__Your task__: Every line from the start of the entries up to and including the one bearing "import plotly.graph_objects as go" must be printed verbatim, without the pictures.
-- begin Information given --
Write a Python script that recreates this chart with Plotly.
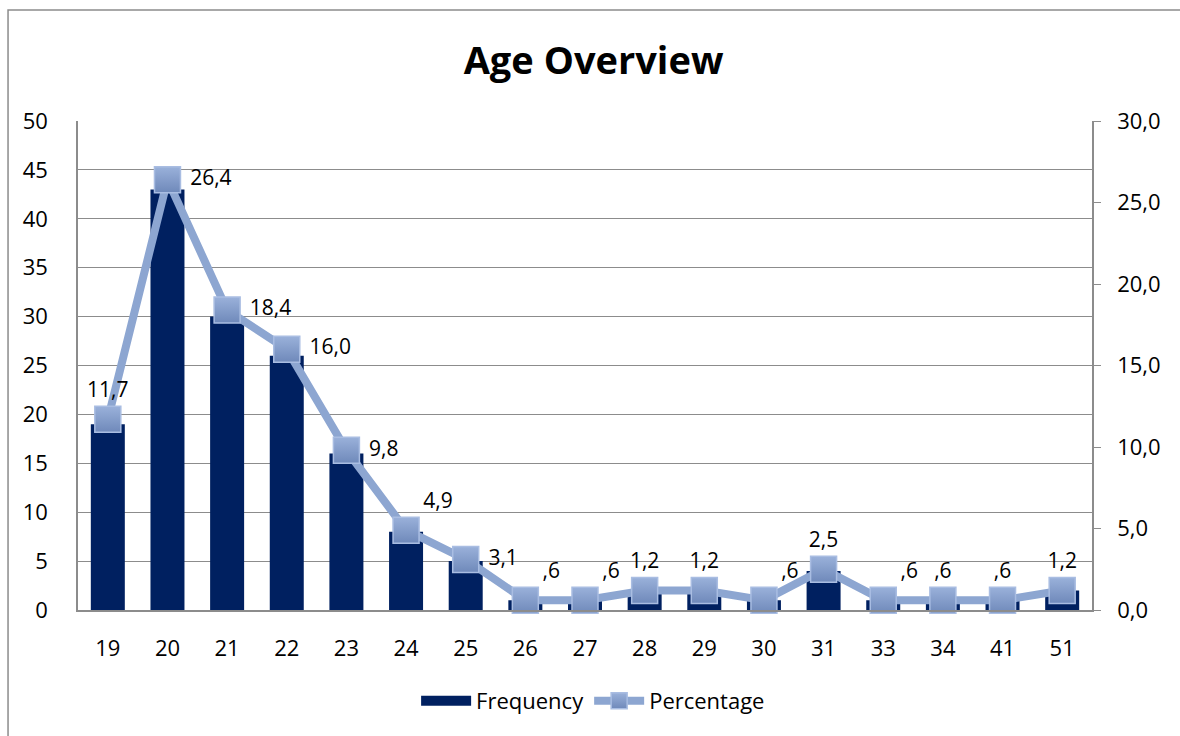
import plotly.graph_objects as go

# Age distribution of respondents
ages = ["19", "20", "21", "22", "23", "24", "25", "26", "27", "28",
        "29", "30", "31", "33", "34", "41", "51"]
frequency = [19, 43, 30, 26, 16, 8, 5, 1, 1, 2, 2, 1, 4, 1, 1, 1, 2]
percentage = [11.7, 26.4, 18.4, 16.0, 9.8, 4.9, 3.1, 0.6, 0.6, 1.2,
              1.2, 0.6, 2.5, 0.6, 0.6, 0.6, 1.2]
label_pos = ["top center", "middle right", "middle right", "middle right",
             "middle right", "top right", "middle right", "top right",
             "top right", "top center", "top center", "top right",
             "top center", "top right", "top center", "top center",
             "top center"]


def fmt(v):
    s = f"{v:.1f}".replace(".", ",")
    return s[1:] if s.startswith("0,") else s


labels = [" " + fmt(v) if p == "middle right" else fmt(v)
          for v, p in zip(percentage, label_pos)]

FONT = "'Open Sans', Lato, sans-serif"
GRID = "#8c8c8c"
NAVY = "#002060"

fig = go.Figure()

fig.add_trace(go.Bar(
    x=ages, y=frequency, name="Frequency", showlegend=False,
    marker=dict(color=NAVY, line=dict(width=0)),
    yaxis="y",
))

# legend entry for the bars, drawn as a wide block
fig.add_trace(go.Scatter(
    x=[None], y=[None], name="Frequency", mode="lines",
    line=dict(color=NAVY, width=16), yaxis="y",
))

fig.add_trace(go.Scatter(
    x=ages, y=percentage, name="Percentage",
    mode="lines+markers+text",
    line=dict(color="#8DA6D1", width=8),
    marker=dict(symbol="square", size=26, color="#9AB1DA",
                gradient=dict(type="vertical", color="#6F89BA"),
                line=dict(color="#A9BDE2", width=1.5)),
    text=labels, textposition=label_pos,
    textfont=dict(family=FONT, size=21, color="#000000"),
    cliponaxis=False,
    yaxis="y2",
))

fig.update_layout(
    width=1180, height=736,
    margin=dict(l=78, r=88, t=121, b=126),
    paper_bgcolor="white", plot_bgcolor="white",
    separators=",.",
    font=dict(family=FONT, size=22, color="#000000"),
    title=dict(text="<b>Age Overview</b>", x=0.503, xanchor="center",
               y=0.918, yanchor="middle",
               font=dict(family=FONT, size=38, color="#000000")),
    bargap=0.43,
    showlegend=True,
    legend=dict(orientation="h", x=0.508, xanchor="center", y=-0.186,
                yanchor="middle", font=dict(family=FONT, size=22),
                itemwidth=50, tracegroupgap=0),
    xaxis=dict(type="category", range=[-0.5, 16.5], showgrid=False,
               showline=True, linecolor=GRID, linewidth=1.5, ticks="",
               tickfont=dict(size=22), ticklabelstandoff=18),
    yaxis=dict(range=[0, 50], dtick=5, showgrid=True, gridcolor=GRID,
               gridwidth=1.2, showline=True, linecolor=GRID, linewidth=1.5,
               ticks="", zeroline=False, tickfont=dict(size=22),
               ticklabelstandoff=24),
    yaxis2=dict(range=[0, 30], dtick=5, tickformat=".1f", overlaying="y",
                side="right", showgrid=False, showline=True,
                linecolor=GRID, linewidth=1.5, ticks="outside",
                ticklen=7, tickcolor=GRID, zeroline=False,
                tickfont=dict(size=22), ticklabelstandoff=12),
    shapes=[dict(type="rect", xref="paper", yref="paper",
                 x0=-0.069, x1=1.2, y0=-0.4, y1=1.227,
                 line=dict(color="#8c8c8c", width=1.5),
                 fillcolor="rgba(0,0,0,0)", layer="below")],
)

fig.write_html("out.html")
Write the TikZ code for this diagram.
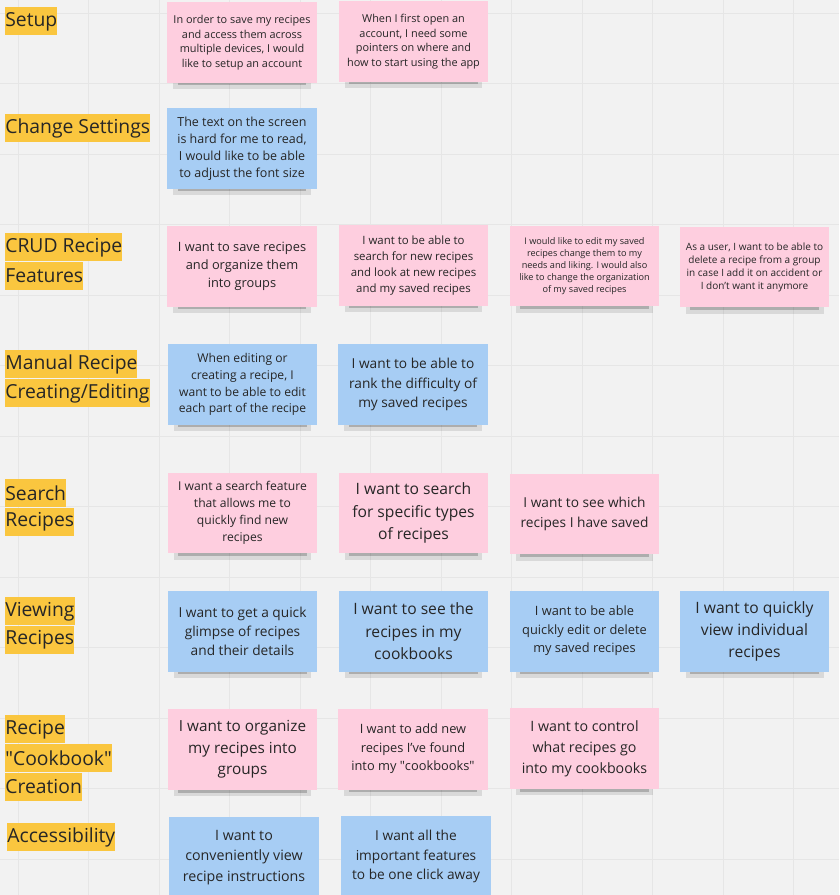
\documentclass[tikz,border=0pt]{standalone}
\usepackage{fontspec}
\setmainfont{Open Sans}
\usetikzlibrary{shadows}
\definecolor{board}{HTML}{F2F2F2}
\definecolor{gridgray}{HTML}{E6E6E6}
\definecolor{notepink}{HTML}{FECEDF}
\definecolor{noteblue}{HTML}{A7CDF4}
\definecolor{marker}{HTML}{FAC63F}
\definecolor{ink}{HTML}{262626}
\newcommand{\nsize}[2]{\fontsize{#1}{#2}\selectfont}

\begin{document}
\begin{tikzpicture}[x=0.02cm,y=-0.02cm]

\tikzset{note/.style = {shape=rectangle,inner sep=0pt,minimum width=3cm,minimum height=1.62cm,
  align=center,text=ink,
  drop shadow={shadow scale=0.92,shadow xshift=0cm,shadow yshift=-0.21cm,opacity=0.1,fill=black},
  drop shadow={shadow scale=0.86,shadow xshift=0cm,shadow yshift=-0.19cm,opacity=0.2,fill=black}}}
\tikzset{pink/.style = {note,fill=notepink}}
\tikzset{blue/.style = {note,fill=noteblue}}
\tikzset{hl/.style = {fill=marker,text=ink,inner xsep=0pt,inner ysep=0pt,minimum height=0.56cm,
  anchor=north west,font=\nsize{11pt}{13pt}}}

\useasboundingbox (0,0) rectangle (839,895);
\clip (0,0) rectangle (839,895);
\fill[board] (0,0) rectangle (839,895);
% grid
\foreach \gx in {0,...,11}
  \draw[gridgray,line width=0.5pt] ({18+70.5*\gx},0) -- ({18+70.5*\gx},895);
\foreach \gy in {0,...,12}
  \draw[gridgray,line width=0.5pt] (0,{13+70.5*\gy}) -- (839,{13+70.5*\gy});

% labels
\node[hl] (lSetup) at (5,7) {Setup};
\node[hl] (lSettings) at (5,114) {Change Settings};
\node[hl] (lCrudA) at (5,233) {CRUD Recipe~};
\node[hl] (lCrudB) at (lCrudA.south west) {Features};
\node[hl] (lManualA) at (5,350) {Manual Recipe~};
\node[hl] (lManualB) at (lManualA.south west) {Creating/Editing};
\node[hl] (lSearchA) at (5,479) {Search~};
\node[hl] (lSearchB) at (lSearchA.south west) {Recipes};
\node[hl] (lViewA) at (5,597) {Viewing~};
\node[hl] (lViewB) at (lViewA.south west) {Recipes};
\node[hl] (lCookA) at (5,715) {Recipe~};
\node[hl] (lCookB) at (lCookA.south west) {\textquotedbl Cookbook\textquotedbl};
\node[hl] (lCookC) at (lCookB.south west) {Creation};
\node[hl] (lAccess) at (7,823) {Accessibility};

% notes
\node[pink,font=\nsize{6.2pt}{8.3pt}] (setupA) at (242,42.5)
  {In order to save my recipes\\and access them across\\multiple devices, I would\\like to setup an account};
\node[pink,font=\nsize{6.2pt}{8.3pt}] (setupB) at (413.5,41.5)
  {When I first open an\\account, I need some\\pointers on where and\\how to start using the app};

\node[blue,font=\nsize{7.1pt}{9.6pt}] (settingsA) at (242,148.5)
  {The text on the screen\\is hard for me to read,\\I would like to be able\\to adjust the font size};

\node[pink,font=\nsize{7.3pt}{10.1pt}] (crudA) at (242,266.5)
  {I want to save recipes\\and organize them\\into groups};
\node[pink,font=\nsize{6.5pt}{9.1pt}] (crudB) at (413.5,265.5)
  {I want to be able to\\search for new recipes\\and look at new recipes\\and my saved recipes};
\node[pink,font=\nsize{5.2pt}{6.8pt}] (crudC) at (584.5,266)
  {I would like to edit my saved\\recipes change them to my\\needs and liking. I would also\\like to change the organization\\of my saved recipes};
\node[pink,font=\nsize{5.7pt}{7.4pt}] (crudD) at (754.5,267)
  {As a user, I want to be able to\\delete a recipe from a group\\in case I add it on accident or\\I don't want it anymore};

\node[blue,font=\nsize{6.9pt}{9.6pt}] (manualA) at (242.5,384.5)
  {When editing or\\creating a recipe, I\\want to be able to edit\\each part of the recipe};
\node[blue,font=\nsize{7.8pt}{11.1pt}] (manualB) at (413,384.5)
  {I want to be able to\\rank the difficulty of\\my saved recipes};

\node[pink,font=\nsize{6.9pt}{9.6pt}] (searchA) at (242.5,513)
  {I want a search feature\\that allows me to\\quickly find new\\recipes};
\node[pink,font=\nsize{8.9pt}{12.75pt}] (searchB) at (413.5,513)
  {I want to search\\for specific types\\of recipes};
\node[pink,font=\nsize{7.8pt}{11.1pt}] (searchC) at (584.5,514)
  {I want to see which\\recipes I have saved};

\node[blue,font=\nsize{7.8pt}{10.8pt}] (viewA) at (242.5,631.5)
  {I want to get a quick\\glimpse of recipes\\and their details};
\node[blue,font=\nsize{8.9pt}{12.75pt}] (viewB) at (413.5,631.5)
  {I want to see the\\recipes in my\\cookbooks};
\node[blue,font=\nsize{7.3pt}{10.5pt}] (viewC) at (584.5,631)
  {I want to be able\\quickly edit or delete\\my saved recipes};
\node[blue,font=\nsize{8.9pt}{12.5pt}] (viewD) at (754.5,631.5)
  {I want to quickly\\view individual\\recipes};

\node[pink,font=\nsize{8.7pt}{12.3pt}] (cookA) at (242.5,749.5)
  {I want to organize\\my recipes into\\groups};
\node[pink,font=\nsize{7.3pt}{10.5pt}] (cookB) at (413,749)
  {I want to add new\\recipes I've found\\into my \textquotedbl cookbooks\textquotedbl};
\node[pink,font=\nsize{8.1pt}{11.9pt}] (cookC) at (584.5,748.5)
  {I want to control\\what recipes go\\into my cookbooks};

\node[blue,font=\nsize{8.1pt}{11.6pt}] (accA) at (244,857.5)
  {I want to\\conveniently view\\recipe instructions};
\node[blue,font=\nsize{7.8pt}{11.1pt}] (accB) at (416,856.5)
  {I want all the\\important features\\to be one click away};

\end{tikzpicture}
\end{document}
-- end Information given --
__Worked solution__:
Write a Python script that recreates this chart with Plotly.
import plotly.graph_objects as go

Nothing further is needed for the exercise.